2.    Het gestelde onder 1.g. is niet van toepassing in Bedrijfsgebieden

 

Artikel 11           Welstandscriteria reclame op of aan bouwwerken

1.    Bij de beoordeling of een reclame voldoet aan de redelijke eisen van welstand als bedoeld in artikel 10 wordt acht geslagen op de volgende aspecten:

a.    de aanvaardbaarheid van de reclame aangebracht op het bouwwerk in relatie tot het karakteristiek van de reeds aanwezige reclames, de bebouwing, de openbare ruimte, het landschap dan wel de stedebouwkundige context;

b.    dat de reclame qua kleurstelling en/of materiaalgebruik en/of detaillering en /of vorm de harmonie van de gebouwarchitectuur of van de openbare ruimte in de omgeving niet dient te verstoren;

c.    dat de reclame-elementen het gevelvlak niet in een onder- en bovenhelft mogen verdelen;  

d.    dat de reclames geen ononderbroken lijn van reclame-uitingen mogen zijn, waarbij de onderbrekingen gebaseerd dienen te zijn op de differentiatie in gevelindeling en parcellering (indeling per pand);

e.    dat reclames aangebracht dienen te worden op de daartoe eventueel in de gevel aanwezige reclamevelden en/of koofborden;

f.      dat een tekst in de vorm van losse letters plat op de gevel dient te worden geplaatst.

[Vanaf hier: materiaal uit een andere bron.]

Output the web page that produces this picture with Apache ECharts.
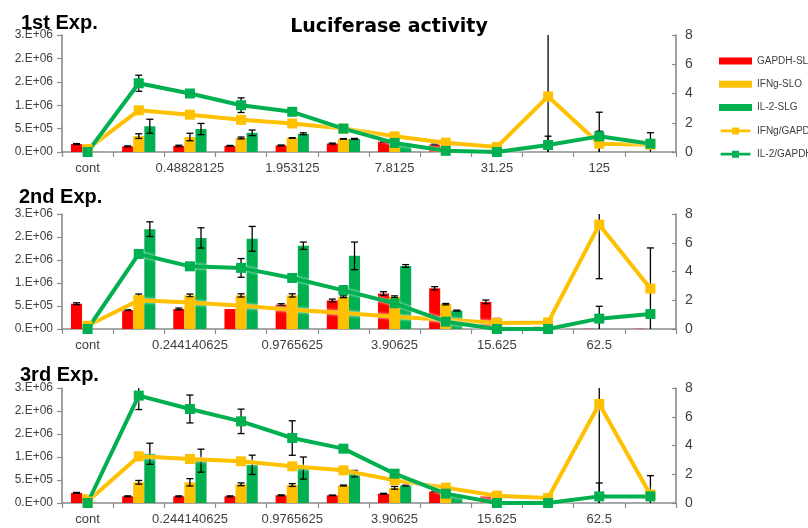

2.    Het gestelde onder 1.c tot en met e is niet van toepassing in Bedrijfsgebieden

3.    Het gestelde onder 1.f is alleen van toepassing in de Binnenstad.  

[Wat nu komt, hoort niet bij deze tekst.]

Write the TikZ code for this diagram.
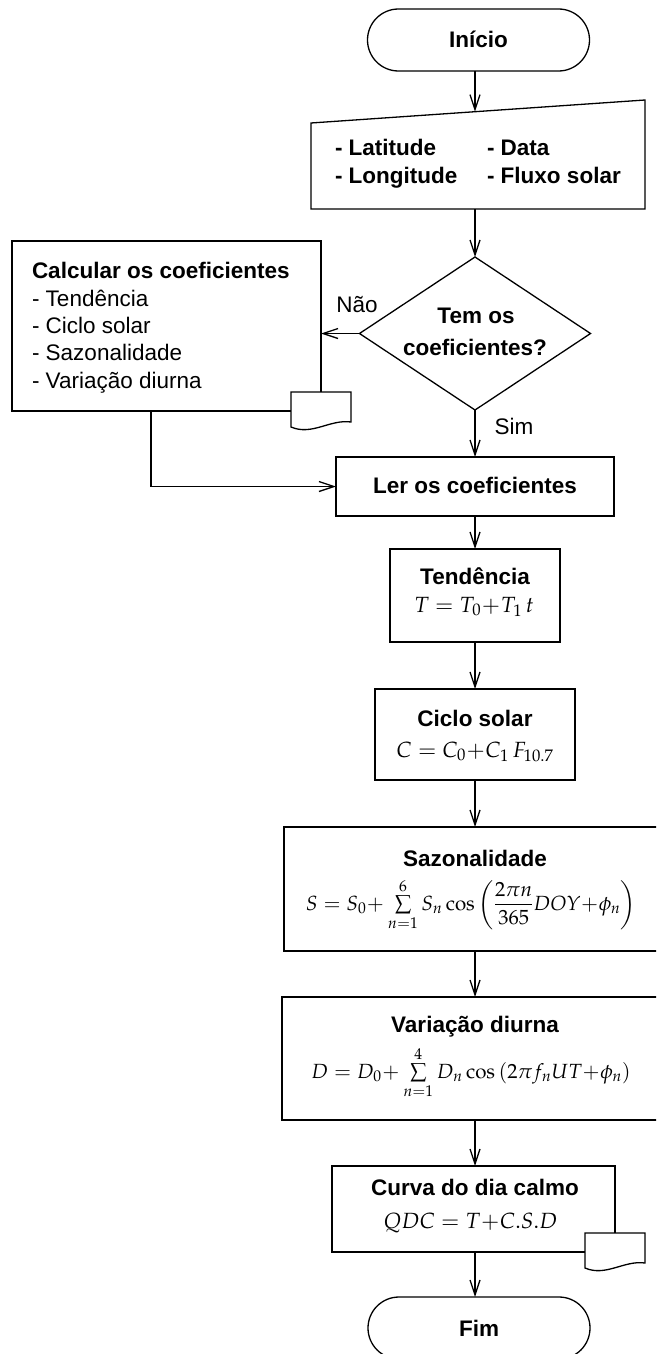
\documentclass[tikz,border=0pt]{standalone}
\usepackage{mathpazo}
\usepackage[no-math]{fontspec}
\setmainfont{Liberation Sans}
\usetikzlibrary{arrows.meta,shapes.geometric}
\begin{document}
\begin{tikzpicture}[x=1pt,y=-1pt,
  every node/.style={inner sep=0pt, outer sep=0pt},
  ln/.style={line width=1.3pt, draw=black},
  arr/.style={line width=1.3pt, draw=black, -{Straight Barb[length=15pt,width=10pt,line width=1.3pt]}},
  box/.style={draw=black, line width=1.3pt, fill=white, rectangle},
  term/.style={draw=black, line width=1.3pt, rectangle, rounded corners=31pt, minimum width=222pt, minimum height=62pt},
  ttl/.style={font=\fontsize{22.5}{27.5}\selectfont\bfseries, anchor=base},
  ttlw/.style={font=\fontsize{22.5}{27.5}\selectfont\bfseries, anchor=base west},
  txt/.style={font=\fontsize{22.5}{27.5}\selectfont, anchor=base west},
  lbl/.style={font=\fontsize{22.5}{27.5}\selectfont, anchor=base},
  frm/.style={font=\fontsize{22}{26}\selectfont, anchor=base},
  frms/.style={font=\fontsize{20.5}{24}\selectfont, anchor=base},
  docsym/.pic={\draw[line width=1.3pt, draw=black, fill=white] (0,35) -- (0,0) -- (60,0) -- (60,30) .. controls (39,27) and (21,44) .. (0,35) -- cycle;}
]
\useasboundingbox (0,0) rectangle (656,1354);
\clip (0,0) rectangle (656,1354);

% start
\node[term] (start) at (478.5,40) {};
\node[ttl] (startT) at (478.5,48) {Início};

% manual input
\coordinate (inTL) at (311,123);
\coordinate (inTR) at (645,100);
\coordinate (inBR) at (645,209);
\coordinate (inBL) at (311,209);
\draw[ln] (inTL) -- (inTR) -- (inBR) -- (inBL) -- cycle;
\coordinate (inTop) at (475,111.7);
\coordinate (inBot) at (475,209);
\node[ttlw] (lat) at (335,155) {- Latitude};
\node[ttlw] (dat) at (487,155) {- Data};
\node[ttlw] (lon) at (335,183) {- Longitude};
\node[ttlw] (flx) at (487,183) {- Fluxo solar};

% decision
\node[draw=black, line width=1.3pt, diamond, aspect=1.5, minimum width=231pt, minimum height=153pt] (dec) at (475,333.5) {};
\node[ttl] (decA) at (476,323) {Tem os};
\node[ttl] (decB) at (475,355) {coeficientes?};
\node[lbl] (nao) at (357,312) {Não};
\node[lbl] (sim) at (514,434) {Sim};

% calc box
\node[box, minimum width=309pt, minimum height=170pt] (calc) at (166.5,326) {};
\node[ttlw] (calc1) at (32,278) {Calcular os coeficientes};
\node[txt] (calc2) at (32,306) {- Tendência};
\node[txt] (calc3) at (32,333) {- Ciclo solar};
\node[txt] (calc4) at (32,360) {- Sazonalidade};
\node[txt] (calc5) at (32,388) {- Variação diurna};

% ler
\node[box, minimum width=278pt, minimum height=59pt] (ler) at (475,486.5) {};
\node[ttl] (lerT) at (475,493) {Ler os coeficientes};

% tendencia
\node[box, minimum width=170pt, minimum height=93pt] (tend) at (475,595.5) {};
\node[ttl] (tendT) at (475,584) {Tendência};
\node[frm] (tendF) at (474,612) {$T = T_0\!+\!T_1\,t$};

% ciclo
\node[box, minimum width=200pt, minimum height=91pt] (ciclo) at (475,734.5) {};
\node[ttl] (cicloT) at (475,726) {Ciclo solar};
\node[frm] (cicloF) at (475,757) {$C = C_0\!+\!C_1\,F_{10.7}$};

% sazonalidade
\node[box, minimum width=382pt, minimum height=124pt] (saz) at (475,889) {};
\node[ttl] (sazT) at (475,866) {Sazonalidade};
\node[frms] (sazF) at (471,910) {$S = S_0\!+\sum\limits_{n=1}^{6} S_n\cos\left({\displaystyle\frac{2\pi n}{365}}DOY\!+\!\phi_n\right)$};

% variacao
\node[box, minimum width=386pt, minimum height=123pt] (var) at (475,1058.5) {};
\node[ttl] (varT) at (475,1032) {Variação diurna};
\node[frms] (varF) at (471,1078) {$D = D_0\!+\sum\limits_{n=1}^{4} D_n\cos\,(2\pi f_n UT\!+\!\phi_n)$};

% curva
\node[box, minimum width=283pt, minimum height=86pt] (curva) at (473.5,1209) {};
\node[ttl] (curvaT) at (475,1195) {Curva do dia calmo};
\node[frm] (curvaF) at (470.5,1228) {$QDC = T\!+\!C.S.D$};

% fim
\node[term] (fim) at (479,1328) {};
\node[ttl] (fimT) at (479,1336) {Fim};

% connectors
\draw[arr] (start.south -| inTop) -- (inTop);
\draw[arr] (inBot) -- (dec.north);
\draw[arr] (dec.west) -- (dec.west -| calc.east);
\draw[arr] (dec.south) -- (ler.north);
\draw[arr] ([xshift=-15.5pt]calc.south) |- (ler.west);
\draw[arr] (ler.south) -- (tend.north);
\draw[arr] (tend.south) -- (ciclo.north);
\draw[arr] (ciclo.south) -- (saz.north);
\draw[arr] (saz.south) -- (var.north);
\draw[arr] (var.south) -- (var.south |- curva.north);
\draw[arr] (var.south |- curva.south) -- (var.south |- fim.north);

% document symbols
\pic (docA) at (291,392) {docsym};
\pic (docB) at (585,1233) {docsym};
\end{tikzpicture}
\end{document}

Artikel 12           Eisen reclame op of aan bouwwerken

1.    De reclame op of aan bouwwerken dient te voldoen aan de volgende eisen:

a.    per bedrijf mogen bij een gevelbreedte tot 6 meter maximaal 3 reclames worden aangebracht, bij een grotere gevelbreedte mogen 3 reclames worden aangebracht plus één reclame per 6 strekkende meter gevelbreedte boven de zes meter;

b.    de reclame dient aangebracht te worden aan de voorgevel;

c.    bij hoekpanden mag de reclame ook worden aangebracht aan de zijgevel;

d.    de reclame dient aangebracht te worden in de ruimte van de voorgevel tussen de begane grond en de onderkant van de ramen en/of de doorgaans voor ramen bestemde ruimte van de eerste verdieping;

e.    een gevelreclame dient evenwijdig en vlak aan de gevel te worden geplaatst;

f.      een gevelreclame mag maximaal 20 centimeter uit het gevelvlak steken;

g.    de oppervlakte van de uitsteekreclame mag niet groter zijn dan 0,5 vierkante meter per zijde;

h.    de onderzijde van de uitsteekreclame of vlag mag zich niet lager dan 2,20 meter boven het straatpeil bevinden;

i.      de bovenzijde van de uitsteekreclame mag zich niet hoger bevinden dan 4,00 meter boven straatpeil;

j.      de maximale hoogte van een uitsteekreclame bedraagt 1,00 meter;

k.    de maximale dikte van een uitsteekreclame bedraagt 30 centimeter;

l.      een uitsteekreclame of vlag mag niet worden aangebracht of geplaatst op dusdanige wijze dat het uitzicht op de openbare ruimte vanuit woningen in belangrijke mate wordt belemmerd.

2.    Het gestelde onder 1. is niet van toepassing in Bedrijfsgebieden.  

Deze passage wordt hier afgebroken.